§ Dataset section:
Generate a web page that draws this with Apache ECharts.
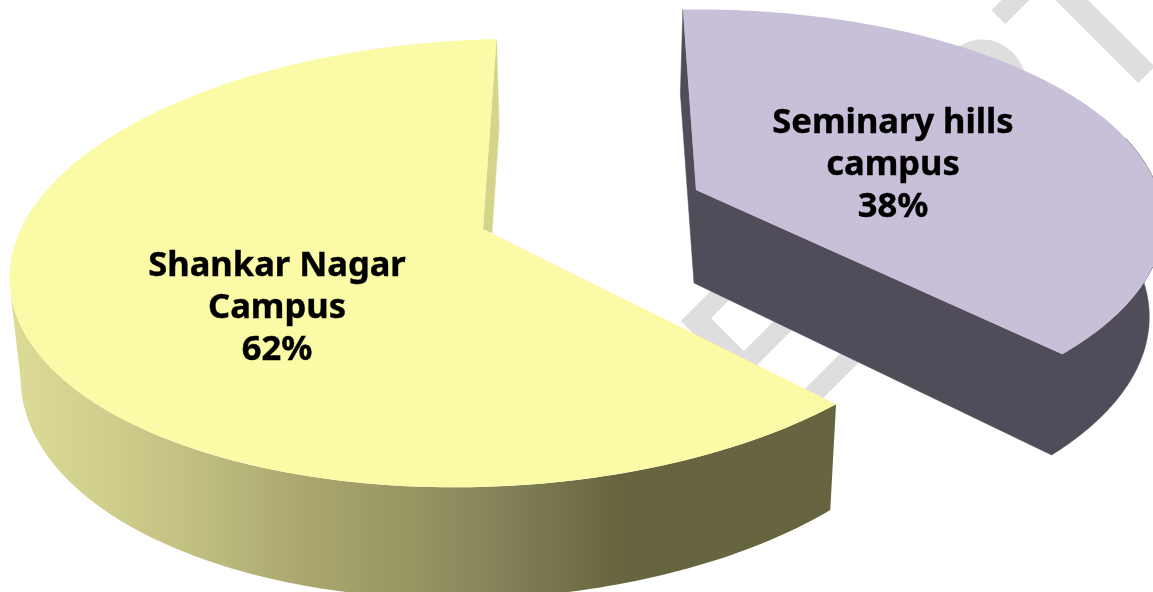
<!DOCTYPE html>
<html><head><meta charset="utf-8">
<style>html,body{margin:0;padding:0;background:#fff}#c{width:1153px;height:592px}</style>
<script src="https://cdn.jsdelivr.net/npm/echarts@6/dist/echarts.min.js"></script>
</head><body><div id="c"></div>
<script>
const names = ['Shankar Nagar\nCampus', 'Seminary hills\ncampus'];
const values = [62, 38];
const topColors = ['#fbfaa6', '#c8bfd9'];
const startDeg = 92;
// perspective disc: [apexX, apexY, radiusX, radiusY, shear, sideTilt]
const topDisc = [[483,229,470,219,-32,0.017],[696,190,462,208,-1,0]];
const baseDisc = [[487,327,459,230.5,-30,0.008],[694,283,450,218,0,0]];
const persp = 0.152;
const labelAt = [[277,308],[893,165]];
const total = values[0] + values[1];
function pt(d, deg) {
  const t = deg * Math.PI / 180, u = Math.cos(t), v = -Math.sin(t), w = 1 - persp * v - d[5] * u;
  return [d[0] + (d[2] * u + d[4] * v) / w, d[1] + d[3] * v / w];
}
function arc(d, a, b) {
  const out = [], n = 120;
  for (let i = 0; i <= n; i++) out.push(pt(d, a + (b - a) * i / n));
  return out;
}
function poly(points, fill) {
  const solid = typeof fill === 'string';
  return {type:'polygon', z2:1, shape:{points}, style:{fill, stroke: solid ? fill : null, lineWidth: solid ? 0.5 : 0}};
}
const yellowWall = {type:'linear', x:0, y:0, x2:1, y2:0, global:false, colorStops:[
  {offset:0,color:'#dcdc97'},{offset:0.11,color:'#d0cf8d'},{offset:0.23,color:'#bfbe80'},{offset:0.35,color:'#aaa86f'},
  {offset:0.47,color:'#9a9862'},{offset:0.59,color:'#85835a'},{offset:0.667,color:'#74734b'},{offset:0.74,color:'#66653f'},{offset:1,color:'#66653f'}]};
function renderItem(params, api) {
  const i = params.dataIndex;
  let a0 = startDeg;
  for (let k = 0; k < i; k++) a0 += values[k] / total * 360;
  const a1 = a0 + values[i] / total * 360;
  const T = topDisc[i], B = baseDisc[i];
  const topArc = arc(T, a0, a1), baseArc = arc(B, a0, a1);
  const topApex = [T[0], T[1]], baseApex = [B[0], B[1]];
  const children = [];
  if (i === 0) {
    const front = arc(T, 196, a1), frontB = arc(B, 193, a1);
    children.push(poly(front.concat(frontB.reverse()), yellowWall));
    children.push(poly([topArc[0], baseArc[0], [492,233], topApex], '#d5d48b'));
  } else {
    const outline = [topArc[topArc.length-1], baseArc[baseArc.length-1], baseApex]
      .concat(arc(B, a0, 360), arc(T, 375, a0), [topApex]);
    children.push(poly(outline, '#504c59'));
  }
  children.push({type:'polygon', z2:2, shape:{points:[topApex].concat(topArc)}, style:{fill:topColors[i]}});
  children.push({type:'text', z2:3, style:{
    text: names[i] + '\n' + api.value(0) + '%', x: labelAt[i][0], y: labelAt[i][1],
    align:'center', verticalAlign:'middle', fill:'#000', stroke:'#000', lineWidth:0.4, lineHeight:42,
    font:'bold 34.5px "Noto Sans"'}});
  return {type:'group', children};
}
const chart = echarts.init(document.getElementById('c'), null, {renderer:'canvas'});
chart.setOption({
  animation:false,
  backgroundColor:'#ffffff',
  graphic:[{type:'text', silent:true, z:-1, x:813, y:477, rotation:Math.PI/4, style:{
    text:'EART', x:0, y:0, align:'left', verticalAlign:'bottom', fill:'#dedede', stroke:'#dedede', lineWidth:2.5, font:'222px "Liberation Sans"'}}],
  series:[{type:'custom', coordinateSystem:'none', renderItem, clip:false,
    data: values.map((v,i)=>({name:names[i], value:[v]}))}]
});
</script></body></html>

§ Exercise instructions: The pictures should not be reproduced; quote all of the other material exactly.

§ Task output:
Generate a web page that draws this with Apache ECharts.
<!DOCTYPE html>
<html><head><meta charset="utf-8">
<style>html,body{margin:0;padding:0;background:#fff}#c{width:1153px;height:592px}</style>
<script src="https://cdn.jsdelivr.net/npm/echarts@6/dist/echarts.min.js"></script>
</head><body><div id="c"></div>
<script>
const names = ['Shankar Nagar\nCampus', 'Seminary hills\ncampus'];
const values = [62, 38];
const topColors = ['#fbfaa6', '#c8bfd9'];
const startDeg = 92;
// perspective disc: [apexX, apexY, radiusX, radiusY, shear, sideTilt]
const topDisc = [[483,229,470,219,-32,0.017],[696,190,462,208,-1,0]];
const baseDisc = [[487,327,459,230.5,-30,0.008],[694,283,450,218,0,0]];
const persp = 0.152;
const labelAt = [[277,308],[893,165]];
const total = values[0] + values[1];
function pt(d, deg) {
  const t = deg * Math.PI / 180, u = Math.cos(t), v = -Math.sin(t), w = 1 - persp * v - d[5] * u;
  return [d[0] + (d[2] * u + d[4] * v) / w, d[1] + d[3] * v / w];
}
function arc(d, a, b) {
  const out = [], n = 120;
  for (let i = 0; i <= n; i++) out.push(pt(d, a + (b - a) * i / n));
  return out;
}
function poly(points, fill) {
  const solid = typeof fill === 'string';
  return {type:'polygon', z2:1, shape:{points}, style:{fill, stroke: solid ? fill : null, lineWidth: solid ? 0.5 : 0}};
}
const yellowWall = {type:'linear', x:0, y:0, x2:1, y2:0, global:false, colorStops:[
  {offset:0,color:'#dcdc97'},{offset:0.11,color:'#d0cf8d'},{offset:0.23,color:'#bfbe80'},{offset:0.35,color:'#aaa86f'},
  {offset:0.47,color:'#9a9862'},{offset:0.59,color:'#85835a'},{offset:0.667,color:'#74734b'},{offset:0.74,color:'#66653f'},{offset:1,color:'#66653f'}]};
function renderItem(params, api) {
  const i = params.dataIndex;
  let a0 = startDeg;
  for (let k = 0; k < i; k++) a0 += values[k] / total * 360;
  const a1 = a0 + values[i] / total * 360;
  const T = topDisc[i], B = baseDisc[i];
  const topArc = arc(T, a0, a1), baseArc = arc(B, a0, a1);
  const topApex = [T[0], T[1]], baseApex = [B[0], B[1]];
  const children = [];
  if (i === 0) {
    const front = arc(T, 196, a1), frontB = arc(B, 193, a1);
    children.push(poly(front.concat(frontB.reverse()), yellowWall));
    children.push(poly([topArc[0], baseArc[0], [492,233], topApex], '#d5d48b'));
  } else {
    const outline = [topArc[topArc.length-1], baseArc[baseArc.length-1], baseApex]
      .concat(arc(B, a0, 360), arc(T, 375, a0), [topApex]);
    children.push(poly(outline, '#504c59'));
  }
  children.push({type:'polygon', z2:2, shape:{points:[topApex].concat(topArc)}, style:{fill:topColors[i]}});
  children.push({type:'text', z2:3, style:{
    text: names[i] + '\n' + api.value(0) + '%', x: labelAt[i][0], y: labelAt[i][1],
    align:'center', verticalAlign:'middle', fill:'#000', stroke:'#000', lineWidth:0.4, lineHeight:42,
    font:'bold 34.5px "Noto Sans"'}});
  return {type:'group', children};
}
const chart = echarts.init(document.getElementById('c'), null, {renderer:'canvas'});
chart.setOption({
  animation:false,
  backgroundColor:'#ffffff',
  graphic:[{type:'text', silent:true, z:-1, x:813, y:477, rotation:Math.PI/4, style:{
    text:'EART', x:0, y:0, align:'left', verticalAlign:'bottom', fill:'#dedede', stroke:'#dedede', lineWidth:2.5, font:'222px "Liberation Sans"'}}],
  series:[{type:'custom', coordinateSystem:'none', renderItem, clip:false,
    data: values.map((v,i)=>({name:names[i], value:[v]}))}]
});
</script></body></html>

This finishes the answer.